Previous studies showed that synthetic octacalcium phosphate (OCP) enhances bone formation coupled with its own osteoclastic biodegradation more than non-biodegradable hydroxyapatite (HA), including sintered HA ceramic, when implanted in animal bone defects. The present study was designed to investigate whether synthetic OCP in granule form has biodegradable characteristics when implanted in the subperiosteal area of mouse calvaria in comparison with non-sintered stoichiometric HA, especially in relatively short periods after implantation. OCP crystals exhibited plate-like morphology, whereas HA crystals had a sphere-like structure. Both crystals had large pore volumes >75% in total, with micropores within the granules. Direct bonding of newly formed bone was discernible in HA until 35 days after implantation by element analysis for calcium and phosphorus. However, histomorphometric analysis demonstrated that bone formation was facilitated on OCP surfaces with greater alkaline phosphatase activity than on HA up to 21 days. The surfaces attacked by tartrate-resistant acid phosphatase positive osteoclast-like cells were significantly greater than those of HA. OCP became encapsulated and replaced with new bone with prolonged implantation periods up to 180 days. The results suggest that the enhanced bone formation in mouse calvaria could be associated with the biodegradable nature of OCP, and that OCP could be used in augmenting intramembranous bone volume.

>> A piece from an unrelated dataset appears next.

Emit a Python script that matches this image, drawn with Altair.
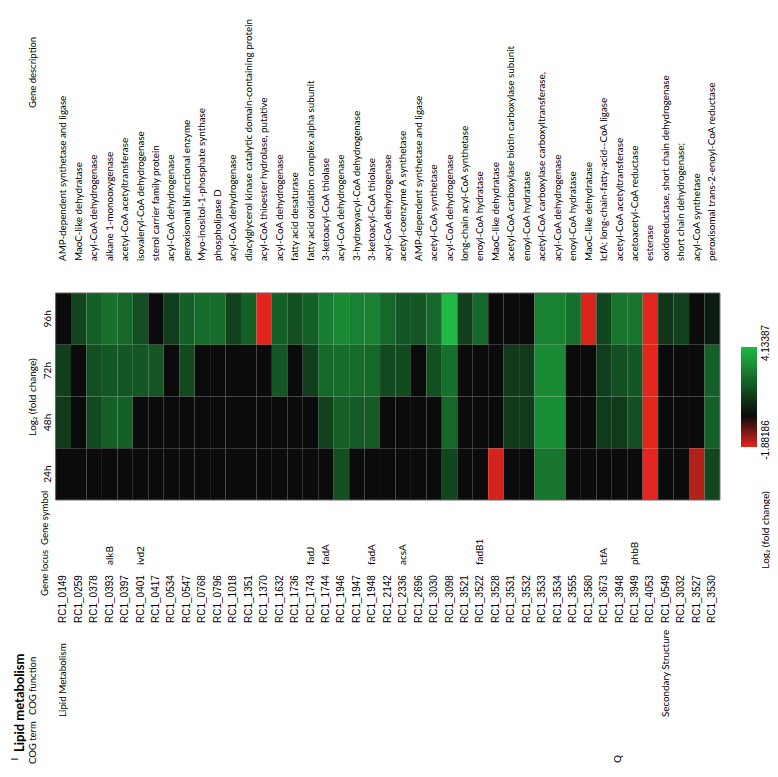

Comparative study on osteoconductivity by synthetic octacalcium phosphate and sintered hydroxyapatite in rabbit bone marrow.

Octacalcium phosphate (OCP) is thought to be a precursor of the mineral crystals in biological apatite. Synthetic OCP has been shown to be converted into an apatite structure when implanted in murine calvarial bone, to enhance bone regeneration more than synthetic hydroxyapatite (HA), and to degrade faster than biodegradable beta-tricalcium phosphate. This study was designed to investigate whether OCP implantation enhances the formation and resorption of new bone (remodeling) concomitant with OCP degradation when implanted intramedullary in a rabbit femur for 12 weeks, compared to sintered HA ceramic. Histological and histomorphometric analyses using undecalcified specimens showed that the area of bone apposition was significantly higher on OCP than on HA between 2 and 3 weeks, whereas it subsequently became smaller on OCP than on HA. The area attacked by multinucleated giant cells, including tartrate-resistant acid phosphatase (TRAP)-positive cells, was significantly higher for OCP than for HA at 8 weeks. Radiography revealed resorption of OCP but not of HA. The results disclose some osteoconductive characteristics of synthetic OCP in the bone marrow space: (1) enhancement of bone regeneration at the initial bone apposition stage and (2) stimulation of resorption of the newly formed bone coupled with OCP biodegradation mediated by TRAP-positive osteoclast-like cells. These results suggest that synthetic OCP would be a more useful bone substitute than HA in implant applications where rapid bone formation and concomitant implant resorption are important considerations.